Griffin v. California

Citation and Court

380 U.S. 609 (1965) — Supreme Court of the United States

Facts

Eddie Dean Griffin was convicted of first-degree murder in California. During trial, he did not testify in his own defense. The trial judge instructed the jury that it could draw adverse inferences from Griffin’s failure to testify, and the prosecutor commented extensively on his silence. California’s constitution expressly permitted such comments. Griffin challenged this practice under the Fifth Amendment.

Issue

Does the Fifth Amendment’s privilege against self-incrimination prohibit a prosecutor and judge from commenting adversely on a defendant’s decision not to testify at trial?

Holding

Yes; the Fifth Amendment, incorporated against the states through the Fourteenth Amendment, prohibits both the prosecutor and the judge from commenting on the defendant’s failure to testify, because such comments penalize the exercise of the constitutional privilege.

Rule / Doctrine

The Fifth Amendment’s protection against compelled self-incrimination means the government may not penalize a defendant for exercising his right to remain silent at trial.
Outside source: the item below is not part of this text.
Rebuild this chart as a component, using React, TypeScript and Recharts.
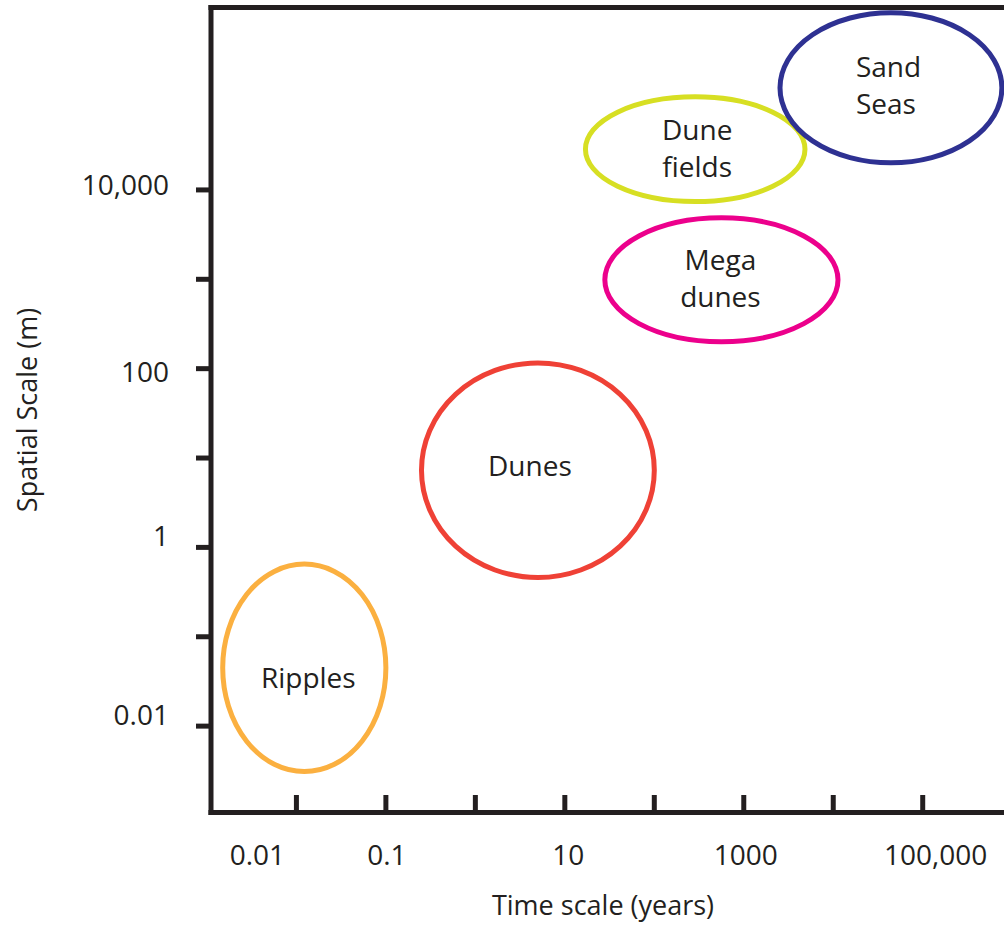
import * as React from "react";
import { ScatterChart, Scatter, XAxis, YAxis, ReferenceArea, ReferenceLine } from "recharts";

const FONT = '"Open Sans", "Noto Sans", sans-serif';
const INK = "#231f20";

// one tick per decade; empty strings are unlabeled ticks
const timeTicks = [0.01, 0.1, 1, 10, 100, 1000, 10000, 100000];
const timeTickLabels = ["0.01", "0.1", "", "10", "", "1000", "", "100,000"];
const spaceTicks = [0.01, 0.1, 1, 10, 100, 1000, 10000];
const spaceTickLabels = ["0.01", "", "1", "", "100", "", "10,000"];

// visible extent of the two log axes
const timeDomain = [0.00111, 810000];
const spaceDomain = [0.00108, 1100000];

// bedform envelopes: time span (years) x length span (m)
const bedforms = ["Ripples", "Dunes", "Mega dunes", "Dune fields", "Sand Seas"];
const bedformLines = [["Ripples"], ["Dunes"], ["Mega", "dunes"], ["Dune", "fields"], ["Sand", "Seas"]];
const timeMin = [0.0015, 0.25, 28, 17, 2540];
const timeMax = [0.1, 100, 11300, 4830, 767000];
const spaceMin = [0.0031, 0.46, 200, 7400, 20100];
const spaceMax = [0.65, 116, 4880, 110000, 961000];

// drawing style per bedform (colour, label nudge from ellipse centre)
const bedformStyle = [
  { color: "#fbb040", dx: 4, dy: 20, anchor: "middle" },
  { color: "#ef4136", dx: -8, dy: 6, anchor: "middle" },
  { color: "#ec008c", dx: -1, dy: -10, anchor: "middle" },
  { color: "#d7df23", dx: 2, dy: -9, anchor: "middle" },
  { color: "#2e3192", dx: -35, dy: -11, anchor: "start" },
];

const xLabelShift: Record<string, number> = { "0.01": -39, "0.1": 1, "10": 3.5, "1000": 2, "100,000": 13 };
const yLabelShift: Record<string, number> = { "0.01": -1, "1": -1, "100": 13, "10,000": 5 };

// envelope corners, only used so both axes see data
const corners = bedforms.flatMap((_, i) => [
  { t: timeMin[i], s: spaceMin[i] },
  { t: timeMax[i], s: spaceMax[i] },
]);

function findTick(ticks: number[], v: number) {
  return ticks.findIndex((t) => Math.abs(Math.log10(t) - Math.log10(v)) < 1e-6);
}

function TimeTick(props: any) {
  const { x, y, payload } = props;
  const text = timeTickLabels[findTick(timeTicks, payload.value)] ?? "";
  return (
    <g>
      <line x1={x} x2={x} y1={y} y2={y - 17.5} stroke={INK} strokeWidth={5} />
      {text ? (
        <text x={x + (xLabelShift[text] ?? 0)} y={y + 52.5} textAnchor="middle" fontFamily={FONT} fontSize={28} fill={INK}>
          {text}
        </text>
      ) : null}
    </g>
  );
}

function SpaceTick(props: any) {
  const { x, y, payload } = props;
  const text = spaceTickLabels[findTick(spaceTicks, payload.value)] ?? "";
  return (
    <g>
      <line x1={x} x2={x - 15} y1={y} y2={y} stroke={INK} strokeWidth={5} />
      {text ? (
        <text x={x - 42} y={y + (yLabelShift[text] ?? 0)} textAnchor="end" fontFamily={FONT} fontSize={28} fill={INK}>
          {text}
        </text>
      ) : null}
    </g>
  );
}

function XTitle(props: any) {
  const vb = props.viewBox ?? { x: 211, y: 812.5, width: 793, height: 113.5 };
  return (
    <text x={vb.x + vb.width / 2 - 4.5} y={vb.y + 102.5} textAnchor="middle" fontFamily={FONT} fontSize={27} fill={INK}>
      Time scale (years)
    </text>
  );
}

function YTitle(props: any) {
  const vb = props.viewBox ?? { x: 0, y: 7.5, width: 211, height: 805 };
  const tx = vb.x + 37;
  const ty = vb.y + vb.height / 2;
  return (
    <text x={tx} y={ty} transform={`rotate(-90, ${tx}, ${ty})`} textAnchor="middle" fontFamily={FONT} fontSize={27} fill={INK}>
      Spatial Scale (m)
    </text>
  );
}

function bedformShape(i: number) {
  return (props: any) => {
    const { x, y, width, height } = props;
    const cx = x + width / 2;
    const cy = y + height / 2;
    const st = bedformStyle[i];
    return (
      <g>
        <ellipse cx={cx} cy={cy} rx={width / 2} ry={height / 2} fill="none" stroke={st.color} strokeWidth={5} />
        <text y={cy + st.dy} textAnchor={st.anchor} fontFamily={FONT} fontSize={28} fill={INK}>
          {bedformLines[i].map((ln, k) => (
            <tspan key={k} x={cx + st.dx} dy={k === 0 ? 0 : 37}>
              {ln}
            </tspan>
          ))}
        </text>
      </g>
    );
  };
}

export default function App() {
  return (
    <div style={{ position: "absolute", left: 0, top: 0, width: 1004, height: 926, background: "#fff" }}>
      <ScatterChart width={1004} height={926} margin={{ top: 7.5, right: 0, bottom: 0, left: 0 }}>
        <XAxis
          type="number"
          dataKey="t"
          scale="log"
          domain={timeDomain}
          allowDataOverflow
          ticks={timeTicks}
          interval={0}
          height={113.5}
          tickSize={0}
          tickMargin={0}
          tickLine={false}
          tick={TimeTick}
          axisLine={{ stroke: INK, strokeWidth: 5, strokeLinecap: "square" }}
          label={XTitle}
        />
        <YAxis
          type="number"
          dataKey="s"
          scale="log"
          domain={spaceDomain}
          allowDataOverflow
          ticks={spaceTicks}
          interval={0}
          width={211}
          tickSize={0}
          tickMargin={0}
          tickLine={false}
          tick={SpaceTick}
          axisLine={{ stroke: INK, strokeWidth: 5, strokeLinecap: "square" }}
          label={YTitle}
        />
        <Scatter data={corners} shape={() => <g />} isAnimationActive={false} />
        <ReferenceLine y={spaceDomain[1]} stroke={INK} strokeWidth={5} strokeLinecap="square" ifOverflow="visible" />
        {bedforms.map((name, i) => (
          <ReferenceArea
            key={name}
            x1={timeMin[i]}
            x2={timeMax[i]}
            y1={spaceMin[i]}
            y2={spaceMax[i]}
            ifOverflow="visible"
            shape={bedformShape(i)}
          />
        ))}
      </ScatterChart>
    </div>
  );
}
Adverse commentary by the prosecutor or adverse jury instructions impose a cost on the exercise of that right and are therefore unconstitutional.

Significance

Griffin v. California is the foundational case establishing that the Fifth Amendment privilege extends to silence at trial and bars adverse comment on that silence. It protects the defendant’s ability to remain silent without having the jury instructed to use that silence against him, and remains the cornerstone of no-adverse-inference doctrine.